Rolf Wiggershaus- Die Frankfurter Schule. Geschichte, theoretische Entwicklung, theoretische Bedeutung
Die ersten Tage des Institutes für Sozialforschung in Frankfurt
Während der Zeit der Novemberrevolution in Deutschland im Jahre 1918 wurde der Begriff der Sozialisierung besonders diskutiert. Vor allem der damalige Professor für Nationalökonomie in Tübingen Robert Wilbrandt forderte die Sozialisten auf, für die Sozialisierung des Landes sich stark zu machen.

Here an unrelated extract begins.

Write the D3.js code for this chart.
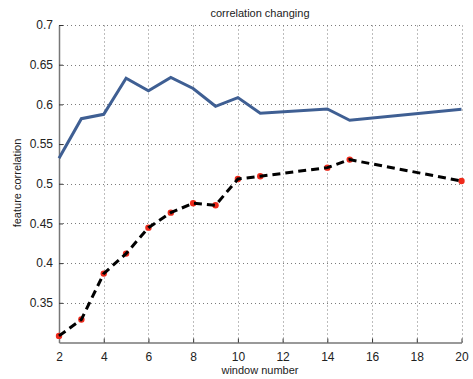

Jedoch fand dieses Vorhaben bei der Regierung wenig Anklang. Dies zeigte sich in der damals eingeführten „Sozialisierungskommission“, ein Zusammenschluss zwischen SPD und USPD, der allerdings nur eine beratende Stellung zu Teil wurde. Zu dieser Kommission gehörte auch Wilbrandt, die sich jedoch im April 1919, nachdem verschiedene sozialisierende Gesetzesentwürfe noch nicht einmal veröffentlicht wurden, auflöste.
Nachdem Wilbrandt zum Sommersemester wieder nach Tübingen zurückkehrte, lernte er dort den 21 jährigen Studenten Felix Weil, dessen Vater einer der bedeutendsten Großhändler gewesen ist, kennen.
Schon im Jahre 1920, nachdem Weil wegen sozialistischer Aktivitäten kurzzeitig hinter Gitter gesteckt und von der Universität Tübingen verbannte wurde, nutzte er in Frankfurt die Gelegenheit, zu promovieren. Nebenbei wurde jene Arbeit ein Teil eines siebenbändigen Werkes mit dem Titel „Praktischer Sozialismus“, herausgegeben von Karl Korsch, dem Assistenten Wilbrandts in der Sozialisierungskommission. Dieses Band sollte als Art Aufklärungsreihe für Begabte zum besseren Verständnis des Sozialismus beitragen.
Im Jahre 1922 finanzierte dann die Familie Weil die so genannte Marxistische Arbeitswoche in Thüringen, ein erstes Zusammentreffen Intellektueller und Professoren aus sozialistischer Richtung.
Noch im selben Jahre folgten dann Felix Weil und Albert Gerlach, der sich seit dem Jahre 1918 mit sozialistischen Theorien und Diskussionen auseinandersetzte, dem Ruf ein Institut für den wissenschaftlichen Sozialismus aufzubauen.
Während Weil sich auf den Weg machte und in Berlin für das preußische Ministerium für Wissenschaft vorsprach, wandte sich Gerlach an die Universität in Frankfurt. Das Kuriose an diesen beiden Vorsprechen war, dass Weil ganz gezielt den marxistischen Gedanken in Berlin aufgriff, während Gerlach diesen Punkt kaum erwähnte.
1923 folgte dann die Genehmigung für den Bau eines Institutes für Sozialforschung, nebenbei wurde dann ebenfalls die „Gesellschaft für Sozialforschung e.V.“, deren Mitglieder u.a. Weil, Gerlach und Horkheimer angehörten, gegründet. Beide finanzierten sich größtenteils durch das Privatvermögen von Weil Senior.
Felix Weil musste sich dann einige Monate später mit der Aufgabe vertraut machen, einen Leiter zu finden, da Gerlach jung verstarb. Er entschied sich dann für Carl Grünberg.
Am 22. Juni 1924 wurde dann das Institut für Sozialforschung unter Führung Grünbergs eröffnet.
Grünberg ebnete den Weg für Wissenschaftler unterschiedlicher Weltanschauungen, indem für ihn Forschungsarbeiten und Methoden und keine politischen Einstellungen von Bedeutung waren.
In den ersten Jahren entwickelten sich die ersten Sammlungen und Forschungsreihen über die Geschichte des Sozialismus, der Arbeiterbewegung, der Wirtschaftsgeschichte, sowie der Kritik an der politischen Ökonomie.